Walking into the expansive installation, I was immediately intrigued by the pink cube that almost seemed to float in the center of the room. “Pink Tons” is made from solid cast glass, and it’s solidarity in the space allow it to be viewed from numerous angles. The glass allows the piece to be opaque, translucent, and transparent which creates a bottomless depth to get lost in.
“I thought Pink Tons was interesting,” senior Dilene Upendra said. “The piece made the observer engage with it and move around to see different depths inside of the glass.”
In the adjacent room lies the “White Dickinson” series, a set of aluminum beams with plastic inserts that spell out phrases from the poet’s journal.

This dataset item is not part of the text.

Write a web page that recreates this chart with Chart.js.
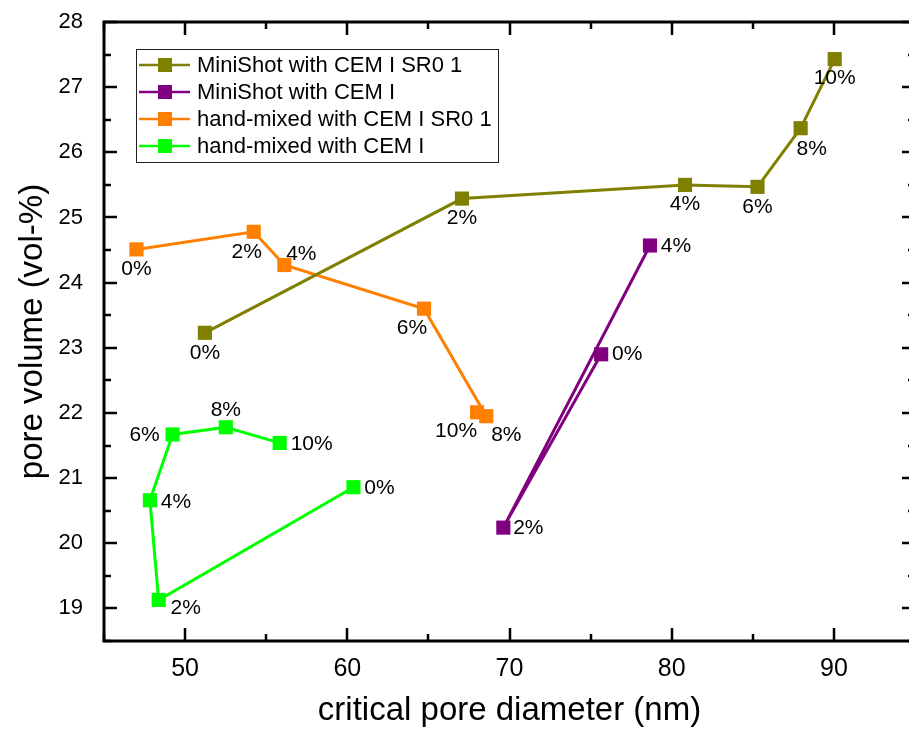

Each beam is presented in a specific orientation such that the viewer must search for the right perspective in order to see, for example, “the stars are not hereditary.”
As a writer, I was intrigued by the large collage like works, made of cut strips of pigmented paper, glued together and then annotated with colored pencils.
One such piece “Or 7” contained various scribbles of African American singers such as “Billie Holiday” and words such as “boss”and “attack” surrounding it.
The collage pieces are almost like a puzzle, one that I wished to decode during my time at Glenstone. Each collage is unique bringing different ideas and themes into the picture. But yet, the pieces have a way of constantly changing and with each glance a new detail is revealed.
For the lay museum goer, the set of fifteen offset lithographs that compose “Still Water,” are a delight. Each piece was taken of the Thames River, in England, at the same location but different environmental conditions. I often wonder what the artist was thinking as they created.
The lithographs contain minute numbers that correspond to footnotes such as “I am the Thames,” “We cannot accept that water can change” and “Is water sexy?” I felt a connection between Horn and myself as I read her thoughts, some of which were funny and others which made me stop and think for a minute.

 

“It was personally one of my favorites,” junior Julia Chien said. “I just thought there was such a sense of humor with it and it really got you to look at the piece and really search for the numbers and corresponding footnotes.”
The Roni Horn Exhibit is unlike anything other I’ve seen, and it will be in place until January 2018.